Co-Optimization of Network Topology and Variable Impedance Devices under Dynamic Line Ratings in Power Transmission Systems

Abstract

Power system operators are increasingly deploying Grid Enhancing Technologies (GETs) to mitigate operational challenges such as line and transformer congestion, and voltage violations. These technologies, including Network Topology Optimization (NTO), Variable Impedance Devices (VIDs), and Dynamic Line Rating (DLR), enhance system flexibility and enable better utilization of existing network assets. However, as the deployment of multiple GETs grows, effective coordination among them becomes essential to fully realize their potential benefits. This paper presents a co-optimization framework that models and coordinates NTO, VID, and DLR within a unified optimization scheme to alleviate network congestion and minimize operational costs.
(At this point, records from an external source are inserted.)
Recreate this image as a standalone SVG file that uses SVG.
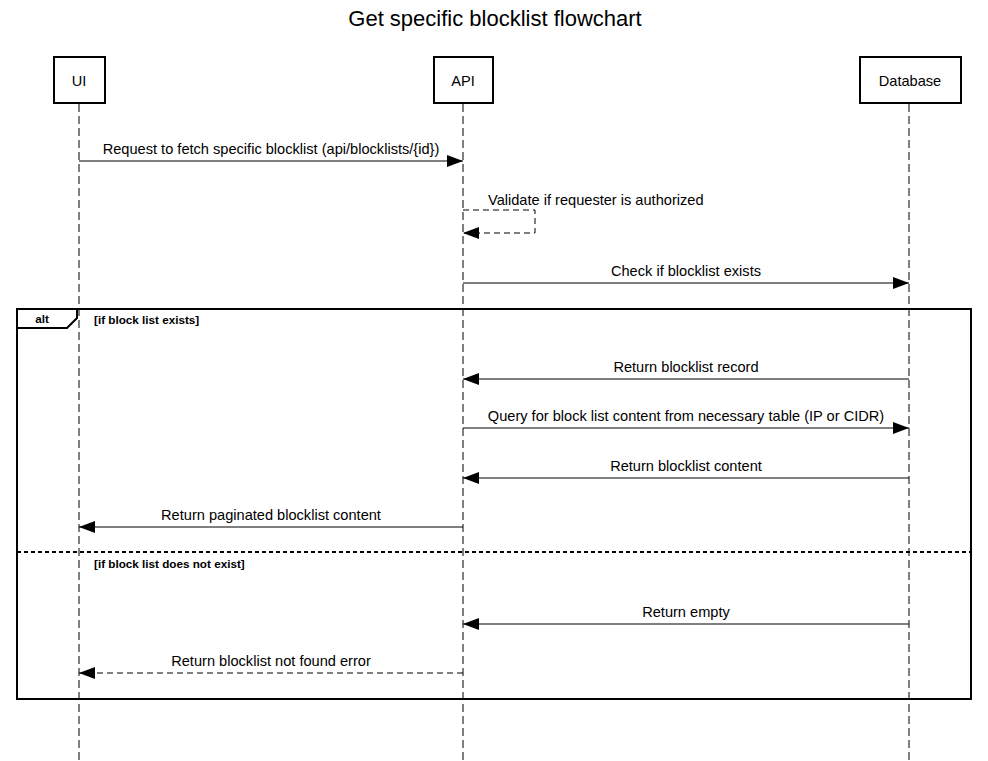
<svg xmlns="http://www.w3.org/2000/svg" width="988" height="761" viewBox="0 0 988 761">
<style>
text{font-family:"Liberation Sans",Arial,sans-serif;fill:#000}
.title{font-size:22px}
.lbl{font-size:14.6px}
.node rect{fill:#fff;stroke:#000;stroke-width:2}
.life{stroke:#000;stroke-width:1;stroke-dasharray:8 4;fill:none}
.msg{stroke:#000;stroke-width:1;fill:none}
.dash{stroke-dasharray:6 4}
.frame{fill:none;stroke:#000;stroke-width:2}
.cond{font-size:11.7px;font-weight:bold}
</style>
<defs>
<marker id="ah" viewBox="0 0 16 12" refX="16" refY="6" markerWidth="16" markerHeight="12" markerUnits="userSpaceOnUse" orient="auto">
<path d="M0,0 L16,6 L0,12 Z" fill="#000"/>
</marker>
</defs>
<rect width="988" height="761" fill="#fff"/>
<text class="title" x="495" y="26" text-anchor="middle">Get specific blocklist flowchart</text>

<g id="lifelines">
<line class="life" x1="79" y1="104" x2="79" y2="761"/>
<line class="life" x1="463" y1="104" x2="463" y2="761"/>
<line class="life" x1="909" y1="104" x2="909" y2="761"/>
</g>

<g id="ui" class="node"><rect x="54" y="57" width="51" height="46"/><text class="lbl" x="79" y="86" text-anchor="middle">UI</text></g>
<g id="api" class="node"><rect x="434" y="57" width="59" height="46"/><text class="lbl" x="463" y="86" text-anchor="middle">API</text></g>
<g id="db" class="node"><rect x="860" y="57" width="101" height="46"/><text class="lbl" x="910" y="86" text-anchor="middle">Database</text></g>

<g id="alt-frame">
<rect class="frame" x="17" y="309" width="954" height="390"/>
<path class="frame" d="M17,328 L67,328 L77,318 L77,309" stroke-width="1.5"/>
<text class="cond" x="42" y="323" text-anchor="middle">alt</text>
<text class="cond" x="94" y="324">[if block list exists]</text>
<line x1="17" y1="552" x2="971" y2="552" stroke="#000" stroke-width="2" stroke-dasharray="4 3"/>
<text class="cond" x="94" y="568">[if block list does not exist]</text>
</g>

<g id="connectors">
<line class="msg" x1="79" y1="161" x2="463" y2="161" marker-end="url(#ah)"/>
<text class="lbl" x="271" y="154" text-anchor="middle">Request to fetch specific blocklist (api/blocklists/{id})</text>

<path class="msg dash" d="M463,210 L535,210 L535,233 L463,233" marker-end="url(#ah)"/>
<text class="lbl" x="488" y="205">Validate if requester is authorized</text>

<line class="msg" x1="463" y1="283" x2="909" y2="283" marker-end="url(#ah)"/>
<text class="lbl" x="686" y="276" text-anchor="middle">Check if blocklist exists</text>

<line class="msg" x1="909" y1="379" x2="463" y2="379" marker-end="url(#ah)"/>
<text class="lbl" x="686" y="372" text-anchor="middle">Return blocklist record</text>

<line class="msg" x1="463" y1="428" x2="909" y2="428" marker-end="url(#ah)"/>
<text class="lbl" x="686" y="421" text-anchor="middle">Query for block list content from necessary table (IP or CIDR)</text>

<line class="msg" x1="909" y1="478" x2="463" y2="478" marker-end="url(#ah)"/>
<text class="lbl" x="686" y="471" text-anchor="middle">Return blocklist content</text>

<line class="msg" x1="463" y1="527" x2="79" y2="527" marker-end="url(#ah)"/>
<text class="lbl" x="271" y="520" text-anchor="middle">Return paginated blocklist content</text>

<line class="msg" x1="909" y1="624" x2="463" y2="624" marker-end="url(#ah)"/>
<text class="lbl" x="686" y="617" text-anchor="middle">Return empty</text>

<line class="msg dash" x1="463" y1="673" x2="79" y2="673" marker-end="url(#ah)"/>
<text class="lbl" x="271" y="666" text-anchor="middle">Return blocklist not found error</text>
</g>
</svg>
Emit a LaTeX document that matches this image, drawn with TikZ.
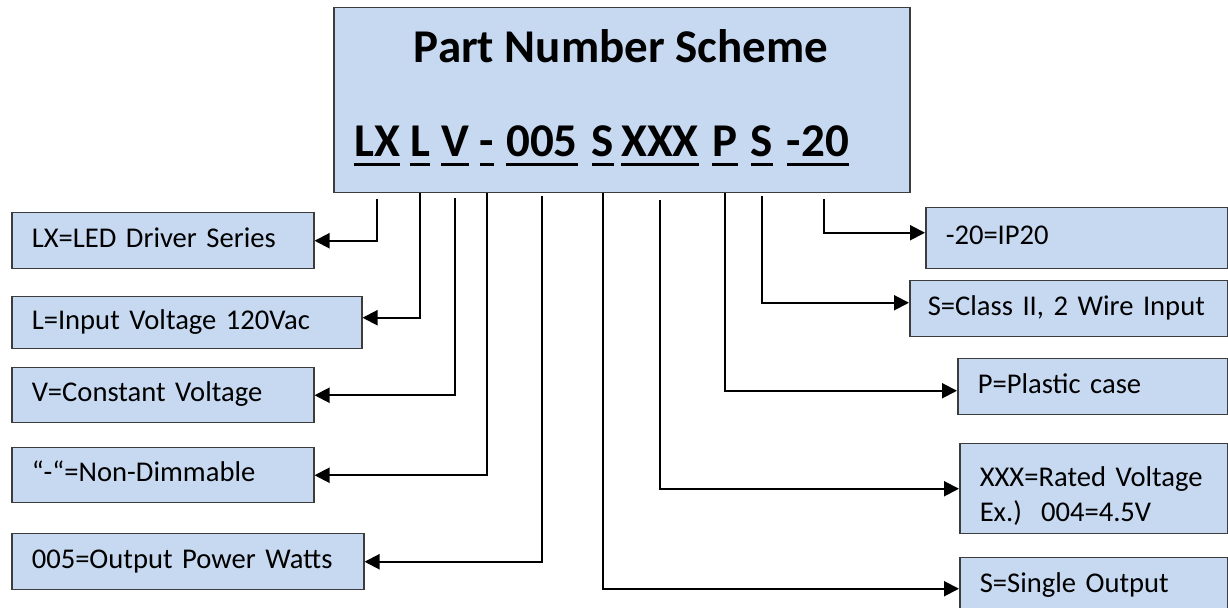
\documentclass[tikz,border=0pt]{standalone}
\usepackage{fontspec}
\setmainfont{Carlito}
\usetikzlibrary{positioning}
\usetikzlibrary{arrows.meta}

\definecolor{boxblue}{HTML}{C6D9F1}
\definecolor{edgegray}{HTML}{3C3C3C}
\newcommand{\pnmark}[1]{\setbox0\hbox{#1}\rlap{\rule[-4.75pt]{\wd0}{1.5pt}}\box0}
\hyphenpenalty=10000

\begin{document}
\begin{tikzpicture}[x=0.5pt,y=-0.5pt,
 note/.style={draw=edgegray,fill=boxblue,line width=0.75pt,anchor=north west,align=left,inner xsep=10pt,inner ysep=0pt,font=\fontsize{14.3}{17.5}\selectfont},
 line/.style={note,text height=0.9em,text depth=0.256em},
 code/.style={anchor=base,inner sep=0pt,font=\fontsize{23.5}{28}\selectfont\bfseries},
 feed/.style={line width=1pt,-{Triangle[length=7.5pt,width=7.5pt]}}]
 \useasboundingbox (0,0) rectangle (1228,608);
 \node[draw=edgegray,fill=boxblue,line width=0.75pt,anchor=north west,minimum width=288pt,minimum height=92.5pt,inner sep=0pt] (main) at (333,7) {};
 \node[anchor=base,font=\fontsize{23.5}{28}\selectfont\bfseries] (head) at (621,63) {Part Number Scheme};
 \node[code] (lx) at (377,157) {\pnmark{LX}};
 \node[code] (l) at (420,157) {\pnmark{L}};
 \node[code] (v) at (455,157) {\pnmark{V}};
 \node[code] (dash) at (487,157) {\pnmark{-}};
 \node[code] (watt) at (542,157) {\pnmark{005}};
 \node[code] (s) at (603,157) {\pnmark{S}};
 \node[code] (xxx) at (660,157) {\pnmark{XXX}};
 \node[code] (p) at (725,157) {\pnmark{P}};
 \node[code] (cls) at (762,157) {\pnmark{S}};
 \node[code] (ip) at (818,157) {\pnmark{-20}};
 \node[line,text width=131pt,minimum height=28pt] (lxbox) at (11,212) {LX=LED Driver Series};
 \node[line,text width=155pt,minimum height=26pt] (lbox) at (11,296) {L=Input Voltage 120Vac};
 \node[line,text width=131pt,minimum height=27.5pt] (vbox) at (11,367) {V=Constant Voltage};
 \node[line,text width=131pt,minimum height=27.5pt] (dashbox) at (11,447) {“-“=Non-Dimmable};
 \node[line,text width=156pt,minimum height=28pt] (wattbox) at (11,533) {005=Output Power Watts};
 \node[line,text width=131pt,minimum height=30.5pt] (ipbox) at (925,207) {-20=IP20};
 \node[line,inner xsep=9pt,text width=141pt,minimum height=28pt] (clsbox) at (909,280) {S=Class II, 2 Wire Input};
 \node[line,text width=115pt,minimum height=28pt] (pbox) at (957,358) {P=Plastic case};
 \node[note,text width=114pt,minimum height=45pt] (xxxbox) at (959,443) {\rule{0pt}{17pt}XXX=Rated Voltage\\Ex.)~~004=4.5V};
 \node[line,text width=114pt,minimum height=28pt] (sbox) at (959,557) {S=Single Output};
 \draw[feed] ([yshift=-3pt]lx.base |- main.south) |- (lxbox.east);
 \draw[feed] (l.base |- main.south) |- ([yshift=2.5pt]lbox.east);
 \draw[feed] ([yshift=-2.5pt]v.base |- main.south) |- (vbox.east);
 \draw[feed] (dash.base |- main.south) |- (dashbox.east);
 \draw[feed] ([yshift=-1.5pt]watt.base |- main.south) |- (wattbox.east);
 \draw[feed] (s.base |- main.south) |- ([yshift=-1.5pt]sbox.west);
 \draw[feed] ([yshift=-3.5pt]xxx.base |- main.south) |- (xxxbox.west);
 \draw[feed] (p.base |- main.south) |- ([yshift=-2pt]pbox.west);
 \draw[feed] ([yshift=-1.5pt]cls.base |- main.south) |- ([yshift=3pt]clsbox.west);
 \draw[feed] ([xshift=3pt,yshift=-3pt]ip.base |- main.south) |- ([yshift=2.75pt]ipbox.west);
\end{tikzpicture}
\end{document}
The NTO formulation is developed using a node-breaker model, offering finer switching granularity and improved operational flexibility. The inclusion of VIDs introduces nonlinear and non-convex relationships in the optimization problem. DLR takes into account of weather conditions, primarily wind speed and ambient temperature, enabling adaptive utilization of transmission capacity. The proposed framework is validated on standard IEEE benchmark test systems, demonstrating its effectiveness under varying numbers and placements of impedance controllers.